Tuesday, May 27, 2003 3:35:53 PM

Post# of 432922
Is Buffett Hazardous To Your Wealth?
Vahan Janjigian, Forbes Growth Investor, 05.27.03, 2:30 PM ET

First stock options, then earnings guidance, and now taxes on dividends. America's most successful investor has taken positions on key issues that could harm businesses and their shareholders.

According to out latest Billionaires List, Warren Buffett is the world's second-richest person. He got that way by being a very savvy investor.


However, it seems that the severe bear market, the dozen or so corporate scandals that have taken place in recent years, and the "unfair" distribution of wealth have convinced Mr. Buffett that systemic reforms are required, that corporate managements cannot be trusted and that the double taxation of corporate profits is perfectly fair and logical.

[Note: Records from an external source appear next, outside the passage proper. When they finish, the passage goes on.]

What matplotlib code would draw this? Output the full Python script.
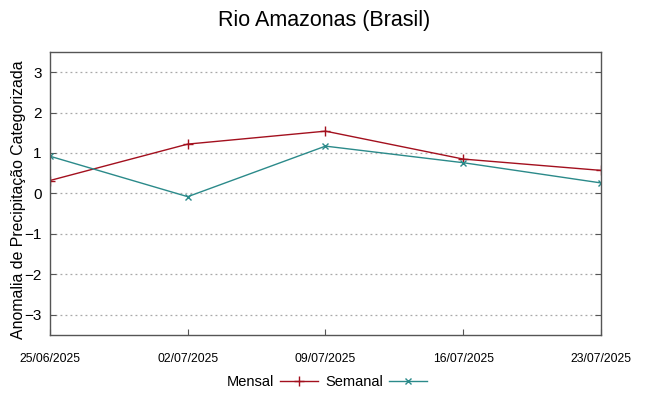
#!/usr/bin/env python3

import numpy as np
import matplotlib
matplotlib.use('Agg')
import matplotlib.pyplot as plt
import matplotlib.dates as mdates
from datetime import date

# dados
datas = [date(2025, 6, 25), date(2025, 7, 2), date(2025, 7, 9),
         date(2025, 7, 16), date(2025, 7, 23)]
mensal = [0.32, 1.22, 1.54, 0.85, 0.57]
semanal = [0.92, -0.08, 1.17, 0.76, 0.26]
yticks = [-3, -2, -1, 0, 1, 2, 3]


def main():
    plt.rcParams['font.family'] = ['Liberation Sans', 'DejaVu Sans']

    fig = plt.figure(figsize=(6.49, 3.96), dpi=100)
    ax = fig.add_axes([0.077, 0.154, 0.849, 0.715])

    ax.plot(datas, mensal, color='#a3101e', lw=1.0, marker='+', ms=7,
            mew=1.0, label='Mensal')
    ax.plot(datas, semanal, color='#2b8a8a', lw=1.0, marker='x', ms=5,
            mew=1.0, label='Semanal')

    ax.set_xlim(datas[0], datas[-1])
    ax.set_ylim(-3.5, 3.5)
    ax.set_xticks(datas)
    ax.xaxis.set_major_formatter(mdates.DateFormatter('%d/%m/%Y'))
    ax.set_yticks(yticks)

    # grade horizontal pontilhada
    for y in yticks:
        ax.axhline(y, color='#a8a8a8', lw=0.9, ls=(0, (1.5, 2.5)), zorder=0)

    ax.tick_params(axis='x', direction='in', labelsize=8.8, pad=13,
                   length=4, color='#555555')
    ax.tick_params(axis='y', direction='in', labelsize=11, right=True,
                   length=4, color='#555555', pad=6)
    for s in ax.spines.values():
        s.set_color('#555555')
        s.set_linewidth(1.0)

    ax.set_ylabel('Anomalia de Precipitação Categorizada', fontsize=11.4)
    ax.yaxis.set_label_coords(-0.044, 0.477)
    fig.suptitle('Rio Amazonas (Brasil)', fontsize=15.5, y=0.975)

    fig.legend(loc='center', bbox_to_anchor=(0.504, 0.035), ncol=2,
               frameon=False, markerfirst=False, fontsize=10.5,
               handlelength=2.6, handletextpad=0.4, columnspacing=0.5)

    fig.savefig('out.png', dpi=100)


if __name__ == "__main__":
    main()
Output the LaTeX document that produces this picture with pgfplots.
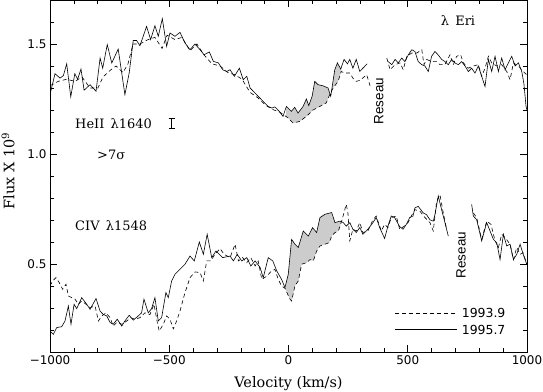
\documentclass[border=0pt]{standalone}
\usepackage{pgfplots}
\pgfplotsset{compat=1.18}
\usepgfplotslibrary{fillbetween}
\usepackage{fontspec}
\setmainfont{DejaVu Serif}
\newfontfamily\tickfont{DejaVu Sans}
\newfontfamily\helv{Liberation Sans}
\begin{document}
\begin{tikzpicture}
\begin{axis}[
  scale only axis, width=477bp, height=352bp,
  xmin=-1000, xmax=1000, ymin=0.1, ymax=1.7,
  xtick={-1000,-500,0,500,1000},
  xticklabels={−1000,−500,0,500,1000},
  minor xtick={-900,-800,-700,-600,-400,-300,-200,-100,100,200,300,400,600,700,800,900},
  ytick={0.5,1.0,1.5}, yticklabels={0.5,1.0,1.5},
  minor ytick={0.2,0.3,0.4,0.6,0.7,0.8,0.9,1.1,1.2,1.3,1.4,1.6},
  major tick length=7bp, minor tick length=4bp,
  tick style={black, line width=0.6pt},
  tick label style={font=\tickfont\fontsize{12}{14}\selectfont},
  /pgf/number format/assume math mode=true,
  axis line style={line width=0.8pt},
  xlabel={Velocity (km/s)}, ylabel={Flux X 10\textsuperscript{9}},
  label style={font=\fontsize{14.5}{16}\selectfont},
  xlabel style={at={(axis description cs:0.5,0)}, anchor=base, yshift=-35bp},
  ylabel style={at={(axis description cs:-0.088,0.514)}, anchor=center},
  clip=true,
]
% ---------- HeII (upper) ----------
\addplot[name path=us1, black, mark=none, line width=0.6pt] coordinates {
(-1000,1.27) (-979,1.365) (-958,1.345) (-944,1.356) (-930,1.41) (-913,1.26) (-896,1.365) (-884,1.34) (-870,1.386) (-857,1.29) (-832,1.315) (-807,1.285) (-790,1.436) (-779,1.39) (-760,1.497) (-741,1.414) (-714,1.477) (-686,1.27) (-668,1.368) (-651,1.516) (-637,1.516) (-623,1.492) (-595,1.58) (-578,1.52) (-560,1.583) (-546,1.535) (-529,1.615) (-511,1.489) (-497,1.55) (-476,1.535) (-455,1.553) (-434,1.505) (-413,1.474) (-392,1.50) (-371,1.474) (-354,1.451) (-332,1.464) (-315,1.421) (-294,1.414) (-276,1.383) (-259,1.375) (-245,1.383) (-227,1.353) (-206,1.39) (-190,1.338) (-175,1.353) (-161,1.30) (-140,1.277) (-127,1.262) (-106,1.239) (-85,1.216) (-70,1.209) (-57,1.214) (-39,1.194) (-23,1.171) (-9,1.216) (-2,1.209) (12,1.194) (26,1.212) (40,1.186) (61,1.216) (75,1.25) (85,1.22) (99,1.262) (110,1.33) (124,1.315) (145,1.31) (166,1.30) (177,1.262) (194,1.383) (205,1.414) (219,1.386) (233,1.43) (247,1.41) (257,1.43) (270,1.39) (284,1.43) (299,1.375) (312,1.39) (330,1.41)};
\addplot[name path=ud1, black, mark=none, line width=0.6pt, dash pattern=on 4pt off 3pt] coordinates {
(-1000,1.31) (-966,1.33) (-930,1.34) (-895,1.33) (-866,1.35) (-832,1.30) (-799,1.30) (-778,1.35) (-748,1.38) (-723,1.40) (-694,1.37) (-673,1.41) (-652,1.50) (-623,1.50) (-589,1.52) (-560,1.53) (-530,1.48) (-509,1.54) (-476,1.52) (-447,1.53) (-413,1.47) (-384,1.50) (-354,1.45) (-321,1.41) (-287,1.40) (-254,1.37) (-224,1.36) (-195,1.34) (-161,1.28) (-128,1.255) (-94,1.22) (-61,1.20) (-36,1.19) (-2,1.164) (19,1.141) (47,1.148) (75,1.171) (103,1.20) (131,1.216) (158,1.232) (173,1.27) (187,1.30) (208,1.33) (221,1.375) (236,1.368) (257,1.368) (270,1.345) (284,1.33) (300,1.335) (328,1.36) (342,1.31)};
\addplot[black!20, draw=none] fill between[of=us1 and ud1, soft clip={domain=-10:222}];
\addplot[black, mark=none, line width=0.6pt] coordinates {
(418,1.42) (433,1.406) (447,1.43) (460,1.414) (475,1.436) (488,1.42) (502,1.45) (517,1.474) (530,1.466) (544,1.42) (559,1.406) (572,1.40) (586,1.375) (600,1.444) (614,1.466) (628,1.45) (642,1.43) (656,1.42) (670,1.406) (684,1.43) (698,1.414) (712,1.406) (726,1.42) (740,1.40) (754,1.375) (768,1.39) (782,1.368) (796,1.40) (810,1.353) (824,1.307) (838,1.43) (852,1.375) (866,1.444) (880,1.375) (894,1.436) (908,1.383) (922,1.414) (936,1.444) (950,1.40) (964,1.414) (978,1.375) (987,1.32) (996,1.216) (1000,1.20)};
\addplot[black, mark=none, line width=0.6pt, dash pattern=on 4pt off 3pt] coordinates {
(412,1.436) (426,1.383) (447,1.406) (468,1.414) (481,1.383) (496,1.444) (517,1.459) (538,1.459) (559,1.474) (568,1.406) (579,1.43) (600,1.42) (621,1.42) (635,1.406) (656,1.406) (677,1.451) (691,1.406) (705,1.444) (722,1.451) (733,1.414) (754,1.39) (775,1.40) (796,1.406) (810,1.353) (824,1.39) (838,1.444) (852,1.414) (873,1.40) (894,1.406) (915,1.375) (929,1.338) (943,1.414) (964,1.40) (984,1.375) (999,1.36)};
% ---------- CIV (lower) ----------
\addplot[name path=ls1, black, mark=none, line width=0.6pt] coordinates {
(-1000,0.195) (-986,0.18) (-972,0.211) (-951,0.215) (-937,0.241) (-923,0.309) (-912,0.226) (-899,0.317) (-888,0.297) (-867,0.347) (-846,0.317) (-832,0.294) (-807,0.343) (-790,0.286) (-777,0.271) (-762,0.264) (-748,0.234) (-735,0.226) (-718,0.249) (-699,0.218) (-686,0.241) (-668,0.267) (-651,0.245) (-634,0.26) (-616,0.278) (-606,0.34) (-588,0.278) (-574,0.297) (-560,0.347) (-546,0.241) (-532,0.256) (-514,0.37) (-504,0.347) (-490,0.423) (-476,0.453) (-455,0.476) (-434,0.499) (-413,0.536) (-395,0.514) (-374,0.60) (-357,0.544) (-341,0.635) (-322,0.529) (-304,0.559) (-276,0.529) (-245,0.536) (-231,0.514) (-215,0.544) (-196,0.514) (-175,0.529) (-158,0.491) (-140,0.514) (-119,0.484) (-106,0.438) (-85,0.529) (-66,0.514) (-49,0.468) (-29,0.43) (-15,0.393) (-1,0.453) (13,0.612) (27,0.59) (41,0.575) (62,0.65) (83,0.627) (101,0.665) (118,0.643) (132,0.711) (153,0.726) (181,0.734) (195,0.688) (216,0.695) (230,0.688) (242,0.672) (257,0.688) (270,0.658) (284,0.643) (299,0.666) (312,0.635) (333,0.658) (354,0.688) (368,0.711) (382,0.666) (403,0.616) (417,0.673) (431,0.718) (445,0.711) (466,0.67) (480,0.658) (494,0.68) (508,0.711) (522,0.718) (530,0.755) (544,0.762) (565,0.732) (579,0.724) (593,0.701) (607,0.695) (614,0.724) (628,0.809) (642,0.747) (656,0.688) (670,0.627)};
\addplot[name path=ld1, black, mark=none, line width=0.6pt, dash pattern=on 4pt off 3pt] coordinates {
(-1000,0.40) (-989,0.423) (-975,0.438) (-961,0.415) (-947,0.385) (-933,0.408) (-923,0.355) (-909,0.347) (-895,0.34) (-881,0.317) (-867,0.332) (-849,0.317) (-832,0.302) (-811,0.309) (-797,0.241) (-783,0.264) (-765,0.278) (-748,0.256) (-735,0.218) (-718,0.236) (-699,0.226) (-678,0.241) (-662,0.256) (-644,0.249) (-623,0.256) (-602,0.278) (-581,0.27) (-564,0.317) (-550,0.234) (-542,0.195) (-525,0.226) (-511,0.264) (-497,0.249) (-483,0.205) (-469,0.241) (-455,0.286) (-434,0.37) (-413,0.438) (-392,0.464) (-371,0.461) (-357,0.423) (-343,0.514) (-326,0.514) (-308,0.544) (-287,0.57) (-270,0.544) (-245,0.529) (-224,0.59) (-210,0.514) (-192,0.529) (-175,0.506) (-158,0.529) (-140,0.491) (-127,0.514) (-112,0.43) (-91,0.445) (-75,0.464) (-57,0.476) (-43,0.43) (-29,0.40) (-15,0.39) (6,0.34) (13,0.332) (27,0.40) (41,0.423) (55,0.499) (76,0.506) (90,0.52) (104,0.514) (118,0.559) (132,0.582) (153,0.59) (171,0.597) (181,0.627) (195,0.643) (209,0.65) (223,0.695) (242,0.771) (249,0.734) (257,0.605) (270,0.658) (284,0.65) (299,0.688) (312,0.643) (333,0.65) (354,0.701) (368,0.718) (389,0.65) (403,0.68) (417,0.666) (431,0.711) (452,0.718) (466,0.658) (487,0.673) (501,0.688) (518,0.724) (530,0.747) (551,0.74) (572,0.711) (593,0.688) (607,0.65) (621,0.785) (635,0.815) (649,0.732) (663,0.658)};
\addplot[black!20, draw=none] fill between[of=ls1 and ld1, soft clip={domain=-15:225}];
\addplot[black, mark=none, line width=0.6pt] coordinates {
(768,0.771) (775,0.718) (789,0.701) (810,0.605) (831,0.688) (845,0.65) (859,0.612) (873,0.597) (887,0.52) (901,0.635) (915,0.582) (929,0.59) (943,0.52) (957,0.544) (971,0.59) (984,0.544) (999,0.499)};
\addplot[black, mark=none, line width=0.6pt, dash pattern=on 4pt off 3pt] coordinates {
(775,0.732) (789,0.711) (810,0.612) (831,0.695) (849,0.68) (866,0.605) (880,0.575) (894,0.635) (908,0.62) (929,0.59) (943,0.52) (957,0.575) (971,0.544) (984,0.551) (999,0.499)};
% error bar symbol
\draw[line width=0.7pt] (axis cs:-490,1.117) -- (axis cs:-490,1.163)
  (axis cs:-503,1.117) -- (axis cs:-477,1.117)
  (axis cs:-503,1.163) -- (axis cs:-477,1.163);
% annotations
\node[anchor=base west, inner sep=0pt, font=\fontsize{13}{15}\selectfont] at (axis cs:-895,1.118) {HeII\, λ1640};
\node[anchor=base west, inner sep=0pt, font=\fontsize{13}{15}\selectfont] at (axis cs:-803,0.977) {>7σ};
\node[anchor=base west, inner sep=0pt, font=\fontsize{13}{15}\selectfont] at (axis cs:-895,0.65) {CIV\, λ1548};
\node[anchor=base west, inner sep=0pt, font=\fontsize{13}{15}\selectfont] at (axis cs:638,1.583) {λ\, Eri};
\node[rotate=90, font=\helv\fontsize{13.5}{15}\selectfont] at (axis cs:379,1.24) {Reseau};
\node[rotate=90, font=\helv\fontsize{13.5}{15}\selectfont] at (axis cs:723,0.54) {Reseau};
% legend
\draw[line width=0.6pt, dash pattern=on 4pt off 3pt] (axis cs:447,0.277) -- (axis cs:706,0.277);
\draw[line width=0.6pt] (axis cs:447,0.201) -- (axis cs:706,0.201);
\node[anchor=base west, inner sep=0pt, font=\tickfont\fontsize{12.5}{14}\selectfont] at (axis cs:726,0.255) {1993.9};
\node[anchor=base west, inner sep=0pt, font=\tickfont\fontsize{12.5}{14}\selectfont] at (axis cs:726,0.18) {1995.7};
\end{axis}
\pgfresetboundingbox
\path ([xshift=-50bp,yshift=-40bp]current axis.south west) rectangle ([xshift=16bp]current axis.north east);
\end{tikzpicture}
\end{document}
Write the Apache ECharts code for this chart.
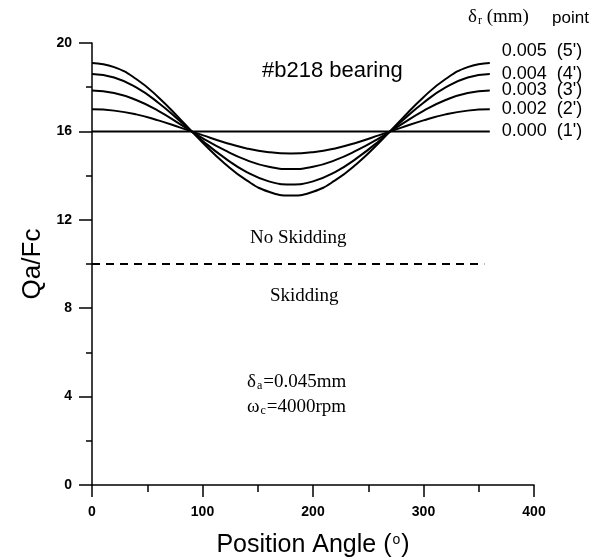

Although Mr. Buffett has long been a champion of shareholder rights, we concluded that despite Berkshire Hathaway's strong stock price performance the company ranks poorly when it comes to corporate governance (see "Does the Board Have a Backbone"). What's worse, in recent periods Mr. Buffett has supported measures that may not necessarily be in the best interests of shareholders.

Take the matter of executive stock options. There have certainly been some abuses, such as the repricing of options when stock prices fall. However, options serve a useful purpose. They help high-risk, cash-poor corporations attract good employees. In effect, the company gets away with paying its employees a lower cash salary in exchange for a promise to reap larger rewards if the market one day assigns a higher value to the company's shares.

While it makes perfect sense to expense the difference between the stock's market price and the option's exercise price when the options are actually exercised, expensing them when they are granted, as Mr. Buffett and others favor, only increases the distortion between the firm's financial accounts and economic reality. How does this serve shareholders? Intel's (nyse: INTC - news - people ) shareholders recently concluded it doesn't. They narrowly--but wisely--defeated a measure that would have required expensing options when they are granted.

Mr. Buffett also advocates the elimination of earnings guidance. This is the management practice of telling analysts and investors what they should expect in earnings for upcoming quarters. Critics argue that guidance encourages investors to focus on short-term results rather than long-term goals, and management to manage expectations rather than the business.